Named after the Morewood family who owned “Broad Hall”, the current Pittsfield Country Club, it retains integrity of location, design setting, material and workmanship as well as important associations with the early development of Pittsfield, Massachusetts. The current structure was rebuilt around 1843. According to a record book retained by the Berkshire County Historical Society kept by Jesse Oliver Howard , who attended the school in 1865, the original school house burned in June 1841 when several class mates started a fire in the playground during the noon time recess. When Jesse Howard attended the school, the pupils ranged in age from 4-16 years old sitting in benches with no backs. Until 1925, water was drawn from the Howard brook in the wood next to the school. Morewood educated the children of the local early families such as the Howards, Luces and Melvilles. Herman Melville wrote “Moby Dick” and three other novels while living with his family in the nearby Arrowhead farm from 1850-1863.

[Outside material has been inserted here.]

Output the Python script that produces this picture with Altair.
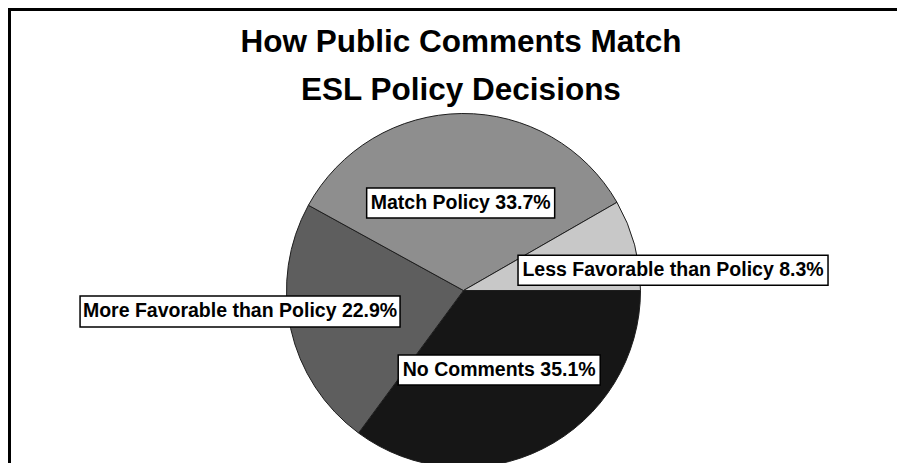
import math
import altair as alt
import pandas as pd

# ---- data ----
categories = ["No Comments", "More Favorable than Policy", "Match Policy", "Less Favorable than Policy"]
percents = [35.1, 22.9, 33.7, 8.3]
title_lines = ["How Public Comments Match", "ESL Policy Decisions"]
fills = ["#161616", "#5e5e5e", "#8e8e8e", "#c8c8c8"]

df = pd.DataFrame({"category": categories, "percent": percents,
                   "idx": list(range(len(categories)))})

# ---- layout / style ----
W, H = 889, 455
CX, CY = 455.5, 282.5
R = 177
RL = 88
START = math.pi / 2
FONT = "Liberation Sans"

base = alt.Chart(df)

pie = base.mark_arc(outerRadius=R, stroke="#1e1e1e", strokeWidth=1).encode(
    theta=alt.Theta("percent:Q", stack=True,
                    scale=alt.Scale(range=[START, START + 2 * math.pi])),
    order=alt.Order("idx:Q"),
    color=alt.Color("category:N", scale=alt.Scale(domain=categories, range=fills), legend=None),
    x=alt.value(CX),
    y=alt.value(CY),
)

labels_base = base.transform_joinaggregate(total="sum(percent)").transform_window(
    cum="sum(percent)", sort=[alt.SortField("idx", order="ascending")], frame=[None, 0]
).transform_calculate(
    mid=f"{START} + 2 * PI * (datum.cum - datum.percent / 2) / datum.total",
    ax=f"{CX} + {RL} * sin(datum.mid)",
    ay=f"{CY} - {RL} * cos(datum.mid)",
    label="datum.category + ' ' + format(datum.percent, '.1f') + '%'",
)

# box width, box height, x offset, y offset (pixels) for each label
label_layout = {
    "No Comments": (202, 30, -4, 1),
    "More Favorable than Policy": (320, 31, -137.5, 2),
    "Match Policy": (188, 30, -2, 0.5),
    "Less Favorable than Policy": (310, 30, 124.5, 2.5),
}

boxes, texts = [], []
for cat in categories:
    w, h, ox, oy = label_layout[cat]
    sel = labels_base.transform_filter(alt.datum.category == cat).transform_calculate(
        bx1=f"datum.ax + {ox - w / 2}",
        bx2=f"datum.ax + {ox + w / 2}",
        by1=f"datum.ay + {oy - h / 2}",
        by2=f"datum.ay + {oy + h / 2}",
    )
    boxes.append(sel.mark_rect(fill="white", stroke="black", strokeWidth=1.5).encode(
        x=alt.X("bx1:Q", scale=None, axis=None), x2="bx2:Q",
        y=alt.Y("by1:Q", scale=None, axis=None), y2="by2:Q",
    ))
    texts.append(sel.mark_text(dx=ox, dy=oy, font=FONT, fontWeight="bold", fontSize=19.5,
                               color="black", align="center", baseline="middle").encode(
        x=alt.X("ax:Q", scale=None, axis=None),
        y=alt.Y("ay:Q", scale=None, axis=None),
        text="label:N",
    ))

frame_top = base.mark_rule(color="black", strokeWidth=3).encode(
    x=alt.value(0), x2=alt.value(W), y=alt.value(1.5))
frame_left = base.mark_rule(color="black", strokeWidth=3).encode(
    x=alt.value(1.5), y=alt.value(0), y2=alt.value(H))

chart = alt.layer(pie, *boxes, *texts, frame_top, frame_left).properties(
    width=W, height=H,
    title=alt.TitleParams(text=title_lines, font=FONT, fontSize=31.5, fontWeight="bold",
                          color="black", anchor="start", frame="group",
                          baseline="alphabetic", lineHeight=48, offset=-125, dx=453,
                          align="center"),
    autosize=alt.AutoSizeParams(type="none"),
    padding=0,
).configure_view(stroke="transparent", strokeWidth=0)

chart.save("out.html", embed_options={"renderer": "svg", "actions": False})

Horace Mann accepted the position of First Secretary of the State Board of Education in Massachusetts in 1837 when Edward Everett was governor. He took office at a time when glaring weaknesses existed in public education in Massachusetts. He went to Pittsfield in the Berkshire Hills, in western Massachusetts to hold a" teachers’ institute," or convention, he reached the town, in the morning, only to find that no arrangements had been made, and that the little red schoolhouse in which the institute was to be held was in no presentable condition.
When Governor Everett saw in what condition was the schoolhouse, and how dull was the interest in the wise plans of Horace Mann, both he and Mr. Mann were determined to conquer what the secretary called "the arctic regions of Pittsfield" (because of its lack of interest); so, while the secretary was "putting things to rights", the governor made a raid on the nearest dwelling house, borrowed two brooms, and when the aroused and curious inhabitants strolled into the schoolhouse, they stood open-eyed with wonder to see the governor of the Commonwealth of Massachusetts and the secretary of the State Board of Education sweeping and dusting the schoolroom, so that everything might be presentable when the hour for the institute arrived.
Several of the schools that he established still remain standing today in Berkshire County. It is very likely the Morewood School, the only surviving one room "red school" house, is the same school used for Horace Mann's historical teacher's institute.
The school house has the longest continuous use as a school in New England for 130 years until it was used as Pittsfield's USA Bicentennial Headquarters in 1975. The building was sold to Bob and Karen Clydesdale in 1984 and modernized while retaining the unique Greek revival exterior design features.